Excerpted data =>

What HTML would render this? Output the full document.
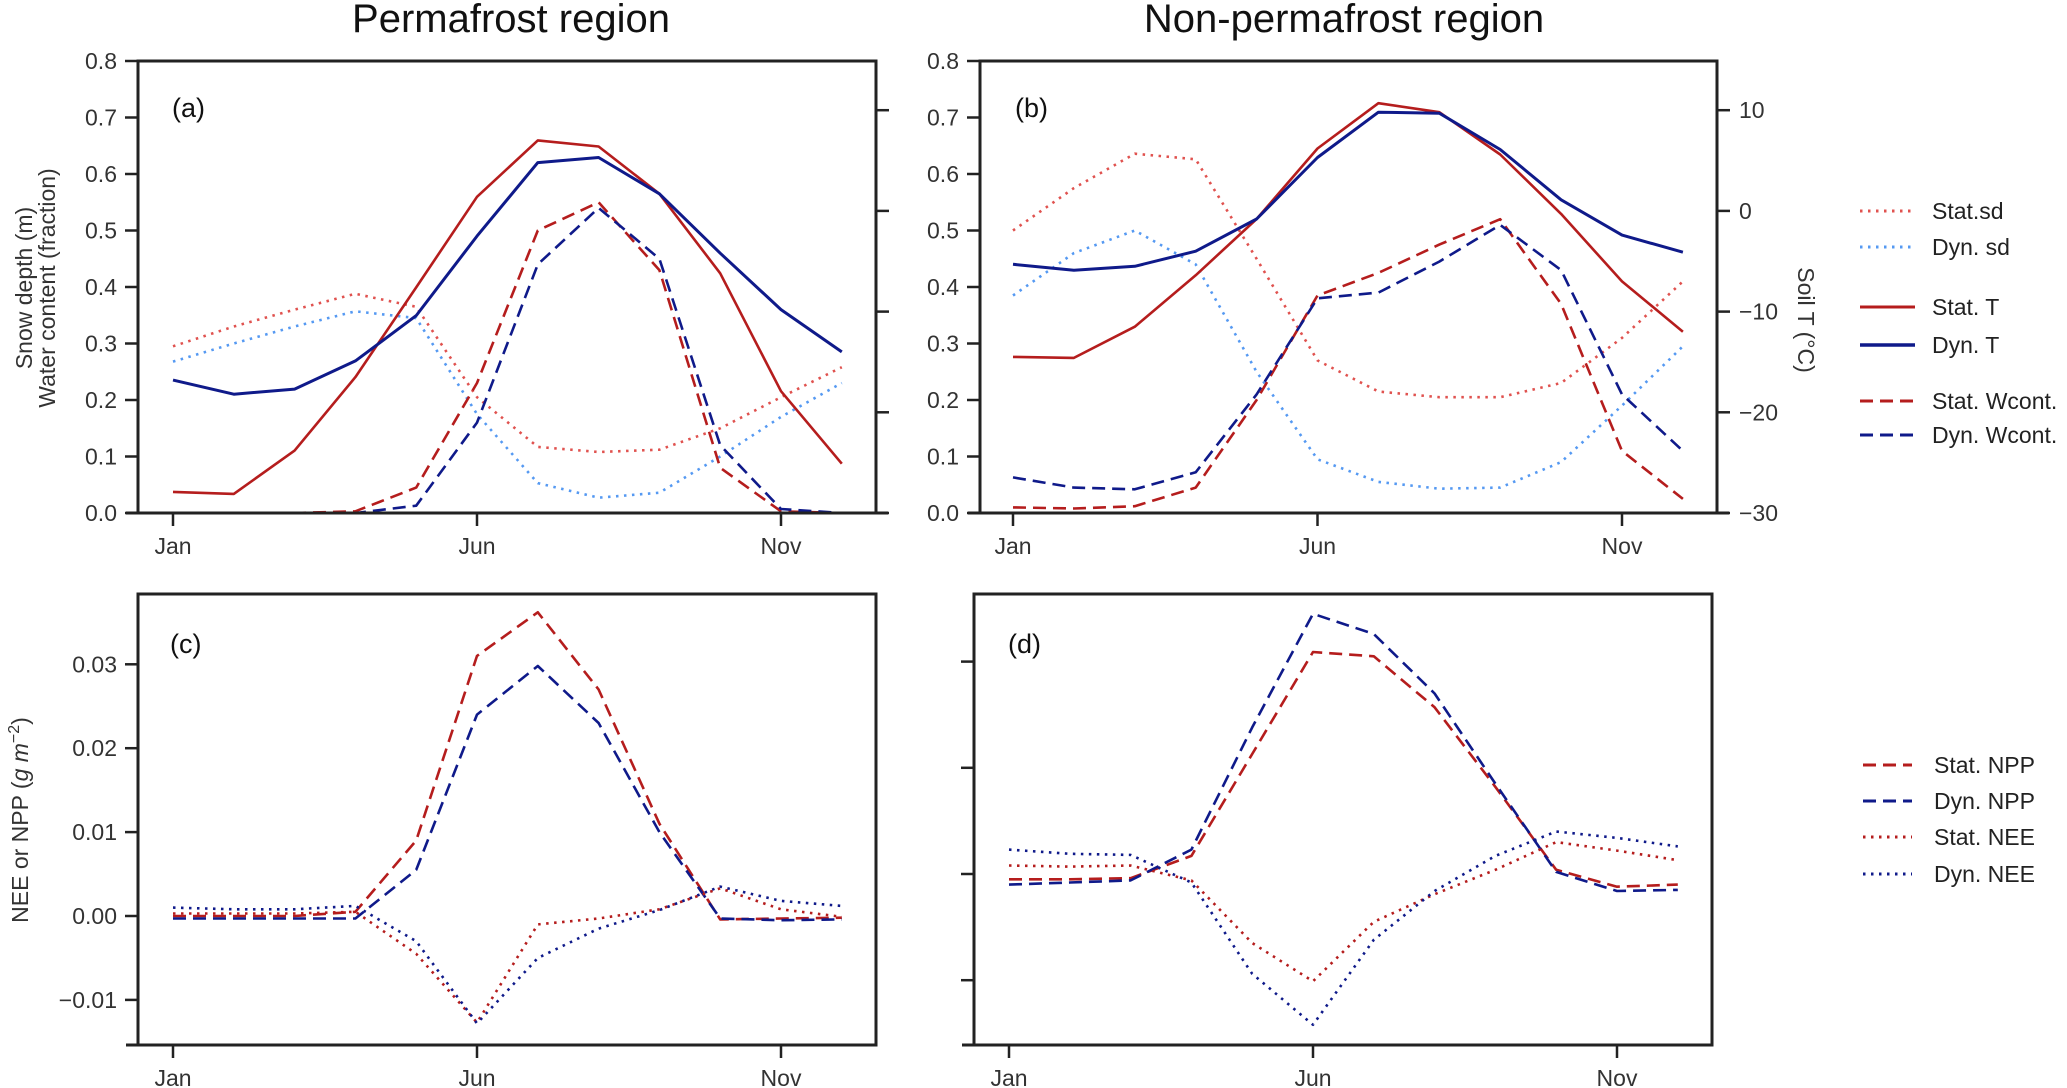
<!DOCTYPE html>
<html><head><meta charset="utf-8">
<style>
html,body{margin:0;padding:0;background:#fff;}
svg{display:block;font-family:"Liberation Sans",Arial,sans-serif;}
.tick{font-size:23px;fill:#333;}
.leg{font-size:23px;fill:#222;}
</style></head>
<body>
<svg id="fig" width="2067" height="1088" viewBox="0 0 2067 1088" xmlns="http://www.w3.org/2000/svg">
<text x="511" y="32" text-anchor="middle" font-size="40" fill="#111">Permafrost region</text>
<text x="1344" y="32" text-anchor="middle" font-size="40" fill="#111">Non-permafrost region</text>
<text transform="translate(32,288) rotate(-90)" text-anchor="middle" font-size="23" fill="#333">Snow depth (m)</text>
<text transform="translate(55,288) rotate(-90)" text-anchor="middle" font-size="23" fill="#333">Water content (fraction)</text>
<text transform="translate(1798,320) rotate(90)" text-anchor="middle" font-size="23" fill="#333">Soil T (°C)</text>
<text transform="translate(28,820) rotate(-90)" text-anchor="middle" font-size="23" fill="#333">NEE or NPP (<tspan font-style="italic">g m</tspan><tspan dy="-9" font-size="16">−2</tspan><tspan dy="9">)</tspan></text>
<g id="plots"></g>
</svg>
<script>
// shared categories
const months = ["Jan","Feb","Mar","Apr","May","Jun","Jul","Aug","Sep","Oct","Nov","Dec"];
const monthTicks = ["Jan","Jun","Nov"];
// panel (a) permafrost
const aStatSd = [0.295,0.33,0.36,0.388,0.365,0.205,0.117,0.108,0.112,0.15,0.205,0.258];
const aDynSd = [0.268,0.30,0.33,0.357,0.345,0.175,0.053,0.027,0.036,0.10,0.17,0.23];
const aStatT = [-27.9,-28.1,-23.8,-16.5,-7.6,1.4,7.0,6.4,1.7,-6.2,-17.9,-25.1];
const aDynT = [-16.8,-18.2,-17.7,-14.9,-10.4,-2.5,4.8,5.3,1.7,-4.2,-9.8,-14.0];
const aStatW = [0,0,0,0.003,0.045,0.23,0.50,0.55,0.43,0.08,0.003,0];
const aDynW = [0,0,0,0,0.013,0.16,0.44,0.54,0.45,0.12,0.007,0];
// panel (b) non-permafrost
const bStatSd = [0.50,0.575,0.636,0.626,0.45,0.27,0.215,0.205,0.205,0.23,0.31,0.41];
const bDynSd = [0.385,0.46,0.50,0.44,0.25,0.095,0.055,0.043,0.045,0.09,0.19,0.295];
const bStatT = [-14.5,-14.6,-11.5,-6.4,-0.8,6.2,10.7,9.8,5.6,-0.3,-7.0,-12.0];
const bDynT = [-5.3,-5.9,-5.5,-4.0,-0.8,5.3,9.8,9.7,6.1,1.1,-2.4,-4.1];
const bStatW = [0.01,0.008,0.012,0.045,0.20,0.385,0.425,0.475,0.52,0.37,0.11,0.025];
const bDynW = [0.063,0.045,0.042,0.072,0.21,0.38,0.39,0.445,0.51,0.43,0.21,0.11];
// panel (c)
const cStatNPP = [0,0,0,0.0005,0.009,0.031,0.0362,0.027,0.011,-0.0004,-0.0003,-0.0002];
const cDynNPP = [-0.0003,-0.0003,-0.0003,-0.0003,0.0055,0.024,0.0298,0.023,0.010,-0.0003,-0.0005,-0.0004];
const cStatNEE = [0.0003,0.0003,0.0003,0.0005,-0.0045,-0.0127,-0.001,-0.0003,0.0008,0.0033,0.0008,-0.0001];
const cDynNEE = [0.001,0.0008,0.0008,0.0012,-0.003,-0.0128,-0.005,-0.0015,0.0007,0.0035,0.0018,0.0012];
// panel (d)
const dStatNPP = [-0.0005,-0.0005,-0.0004,0.0017,0.0113,0.0209,0.0205,0.0157,0.0082,0.0004,-0.0012,-0.001];
const dDynNPP = [-0.001,-0.0008,-0.0006,0.0023,0.0138,0.0245,0.0226,0.017,0.0085,0.0002,-0.0016,-0.0015];
const dStatNEE = [0.0008,0.0007,0.0008,-0.0006,-0.0065,-0.0101,-0.0045,-0.0019,0.0004,0.003,0.0022,0.0013];
const dDynNEE = [0.0023,0.0019,0.0018,-0.0008,-0.0094,-0.0142,-0.0062,-0.0016,0.0017,0.004,0.0034,0.0026];
// tick labels
const leftTicksTop = ["0.0","0.1","0.2","0.3","0.4","0.5","0.6","0.7","0.8"];
const tempTicks = [-30,-20,-10,0,10];
const cTicks = [-0.01,0,0.01,0.02,0.03];
const cTickLabels = ["\u22120.01","0.00","0.01","0.02","0.03"];
const dTicks = [-0.01,0,0.01,0.02];

const NS="http://www.w3.org/2000/svg";
const root=document.getElementById('plots');
function mk(tag,attrs,parent){const e=document.createElementNS(NS,tag);for(const k in attrs)e.setAttribute(k,attrs[k]);(parent||root).appendChild(e);return e;}

const RED="#b51d1d", NAVY="#0f1a8a", LRED="#e0524f", LBLUE="#5599f2";
const DASH="13,7", DOT="2.5,5.5";

function panel(cfg){
  const g=mk('g',{});
  
  
  const X=i=>cfg.x0+i*cfg.dx;
  cfg.series.forEach(s=>{
    const pts=s.v.map((v,i)=>X(i).toFixed(1)+","+s.y(v).toFixed(1)).join(" ");
    const p=mk('polyline',{points:pts,fill:"none",stroke:s.c,"stroke-width":s.w||2.6,"stroke-dasharray":s.d||"none","stroke-linejoin":"round"},g);
    
    
  });
  const f=mk('rect',{x:cfg.L,y:cfg.T,width:cfg.R-cfg.L,height:cfg.B-cfg.T,fill:"none",stroke:"#222","stroke-width":3},g);
  
  
  mk('line',{x1:cfg.L-12,x2:cfg.R+(cfg.rticks?12:0),y1:cfg.B,y2:cfg.B,stroke:"#222","stroke-width":3},g);
  monthTicks.forEach(m=>{
    const x=X(months.indexOf(m));
    mk('line',{x1:x,x2:x,y1:cfg.B,y2:cfg.B+13,stroke:"#222","stroke-width":2.5},g);
    const t=mk('text',{x:x,y:cfg.B+41,"text-anchor":"middle",class:"tick"},g);
    t.textContent=m;
    
    
  });
  cfg.yticks.forEach((v,i)=>{
    const y=cfg.yl(v);
    mk('line',{x1:cfg.L-13,x2:cfg.L,y1:y,y2:y,stroke:"#222","stroke-width":2.5},g);
    if(cfg.ylabels){
      const t=mk('text',{x:cfg.L-21,y:y+8,"text-anchor":"end",class:"tick"},g);
      t.textContent=cfg.ylabels[i];
      
      
    }
  });
  if(cfg.rticks){
    cfg.rticks.forEach(v=>{
      const y=cfg.yr(v);
      mk('line',{x1:cfg.R,x2:cfg.R+13,y1:y,y2:y,stroke:"#222","stroke-width":2.5},g);
      if(cfg.rlabels){
        const t=mk('text',{x:cfg.R+22,y:y+8,"text-anchor":"start",class:"tick"},g);
        t.textContent=v<0?"\u2212"+Math.abs(v):String(v);
        
        
      }
    });
  }
  const lb=mk('text',{x:cfg.lab[0],y:cfg.lab[1],"font-size":27,fill:"#111"},g);
  lb.textContent=cfg.lab[2];
  
  
}

const ySdA=v=>513-v*565;
const yTA=t=>513-(t+30)*10.07;
const leftVals=[0,0.1,0.2,0.3,0.4,0.5,0.6,0.7,0.8];

panel({name:"panel-a",L:138,R:876,T:61,B:513,x0:173,dx:60.8,yl:ySdA,yticks:leftVals,ylabels:leftTicksTop,yr:yTA,rticks:tempTicks,rlabels:false,lab:[172,117,"(a)"],
 series:[{v:aStatSd,y:ySdA,c:LRED,d:DOT,n:"a-stat-sd"},{v:aDynSd,y:ySdA,c:LBLUE,d:DOT,n:"a-dyn-sd"},
 {v:aStatT,y:yTA,c:RED,n:"a-stat-t"},{v:aDynT,y:yTA,c:NAVY,w:3,n:"a-dyn-t"},
 {v:aStatW,y:ySdA,c:RED,d:DASH,n:"a-stat-wcont"},{v:aDynW,y:ySdA,c:NAVY,d:DASH,n:"a-dyn-wcont"}]});

panel({name:"panel-b",L:980,R:1717,T:61,B:513,x0:1013,dx:60.9,yl:ySdA,yticks:leftVals,ylabels:leftTicksTop,yr:yTA,rticks:tempTicks,rlabels:true,lab:[1015,117,"(b)"],
 series:[{v:bStatSd,y:ySdA,c:LRED,d:DOT,n:"b-stat-sd"},{v:bDynSd,y:ySdA,c:LBLUE,d:DOT,n:"b-dyn-sd"},
 {v:bStatT,y:yTA,c:RED,n:"b-stat-t"},{v:bDynT,y:yTA,c:NAVY,w:3,n:"b-dyn-t"},
 {v:bStatW,y:ySdA,c:RED,d:DASH,n:"b-stat-wcont"},{v:bDynW,y:ySdA,c:NAVY,d:DASH,n:"b-dyn-wcont"}]});

const yC=v=>916-v*8390;
panel({name:"panel-c",L:138,R:876,T:594,B:1045,x0:173,dx:60.8,yl:yC,yticks:cTicks,ylabels:cTickLabels,lab:[170,653,"(c)"],
 series:[{v:cStatNPP,y:yC,c:RED,d:DASH,n:"c-stat-npp"},{v:cDynNPP,y:yC,c:NAVY,d:DASH,n:"c-dyn-npp"},
 {v:cStatNEE,y:yC,c:RED,d:DOT,n:"c-stat-nee"},{v:cDynNEE,y:yC,c:NAVY,d:DOT,n:"c-dyn-nee"}]});

const yD=v=>874-v*10620;
panel({name:"panel-d",L:974,R:1712,T:594,B:1045,x0:1009,dx:60.8,yl:yD,yticks:dTicks,lab:[1008,653,"(d)"],
 series:[{v:dStatNPP,y:yD,c:RED,d:DASH,n:"d-stat-npp"},{v:dDynNPP,y:yD,c:NAVY,d:DASH,n:"d-dyn-npp"},
 {v:dStatNEE,y:yD,c:RED,d:DOT,n:"d-stat-nee"},{v:dDynNEE,y:yD,c:NAVY,d:DOT,n:"d-dyn-nee"}]});

function legend(items,x1,x2,tx){
  items.forEach(it=>{
    const g=mk('g',{});
    
    
    mk('line',{x1:x1,x2:x2,y1:it[1],y2:it[1],stroke:it[2],"stroke-width":it[4]||3,"stroke-dasharray":it[3]||"none"},g);
    const t=mk('text',{x:tx,y:it[1]+8,class:"leg"},g);
    t.textContent=it[0];
  });
}
legend([["Stat.sd",211,LRED,DOT],["Dyn. sd",247,LBLUE,DOT],["Stat. T",307,RED],["Dyn. T",345,NAVY,null,3.5],["Stat. Wcont.",401,RED,DASH],["Dyn. Wcont.",435,NAVY,DASH]],1860,1915,1932);
legend([["Stat. NPP",765,RED,DASH],["Dyn. NPP",801,NAVY,DASH],["Stat. NEE",837,RED,DOT],["Dyn. NEE",874,NAVY,DOT]],1863,1912,1934);
</script>
</body></html>
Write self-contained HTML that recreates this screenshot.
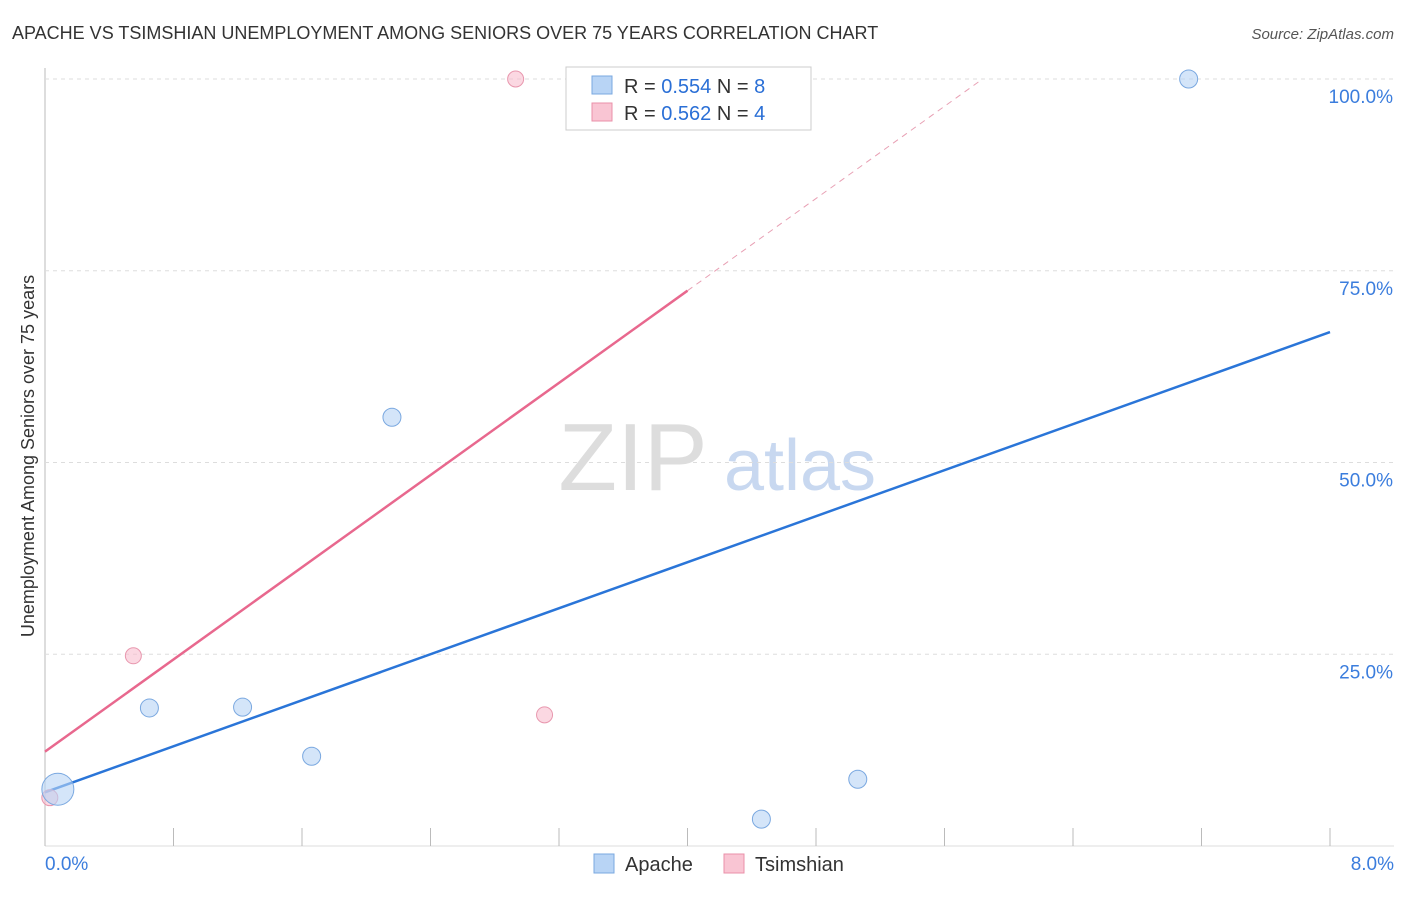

Work required => Return each line where "document" shows up.

Worked answer =>
What HTML would render this? Output the full document.
const root=document.getElementById('plots');
function mk(tag,attrs,parent){const e=document.createElementNS(NS,tag);for(const k in attrs)e.setAttribute(k,attrs[k]);(parent||root).appendChild(e);return e;}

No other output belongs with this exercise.